The skill set of a researcher is not always the same as a great teacher. It’s the rare faculty member who can combine the talents of research, emotional intelligence and public speaking. On a large research university campus you can probably name 10-20 and these are the classes students place at the top of their list.
To address this, universities spend significant effort working with aspiring faculty who serve as teaching assistants to help them develop their skills in public speaking and curriculum development. In many cases you are forcing a size 12 foot into a glass slipper.
The tension comes from the culture where teaching and research are not equally valued.
Why can’t we have ‘master’ teachers exist next to researchers in a partnership that clearly articulates research results, identifies ‘real world’ applications and motivates students to dig deeper?
There are many articles and opinion pieces that have circulated recently confirming the belief that adjunct faculty are viewed as ‘second-class’. This is not healthy for an institution advertising itself as ‘world class.’ A university benefits from a faculty that is diverse and combines research with practical application.
The second point of tension identified in the article is between excellence and equity.
How do we determine excellence in higher education? How are we to compare institutions?
Malcolm Gladwell wrote an article in The New Yorker magazine in 2011, ‘The Order of Things: What college rankings really tell us.’ In it he tries to demystify the college ranking system. And he finds “There’s no direct way to measure the quality of an institution – how well a college manages to inform, inspire, and challenge its students.” He finds the ‘proxy’ measures used by U.S. News to be lacking. He is particularly critical of comparing universities with missions to serve a wide range of students to those who are more selective. “Rankings are not benign. They enshrine very particular ideologies, and, at a time when American higher education is facing a crisis of accessibility and affordability, we have adopted a de-facto standard of college quality that is uninterested in both of these factors.”

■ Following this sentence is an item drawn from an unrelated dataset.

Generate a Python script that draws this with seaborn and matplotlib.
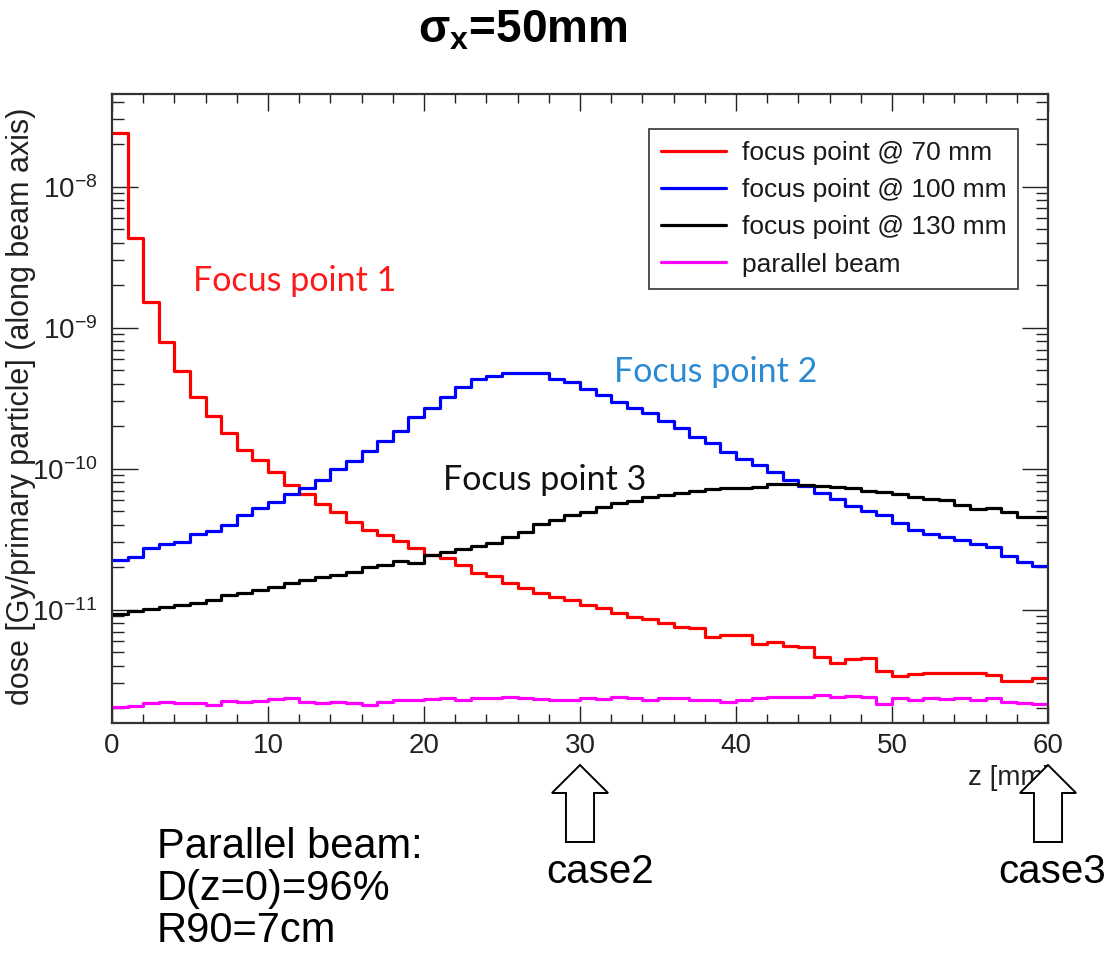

The larger consequence of this process results in employer recruiting behavior that targets graduates of the most highly selective universities, ignoring the potential candidates who might be a better ‘fit’, congratulating themselves in annual reports for their ‘elite’ candidate pool.
How we value higher education is about how we value the people in a university community: faculty, students, administrators and alumni. Leaders in higher education should step back an reevaluate what it is that makes their community unique. Have the courage to ignore the ratings and compete with the talent and resources they have to articulate a clear vision of their place in society. Create a place of work, study and research that anticipates global problems and is situated to be the first responder with solutions. Recapture the global imagination.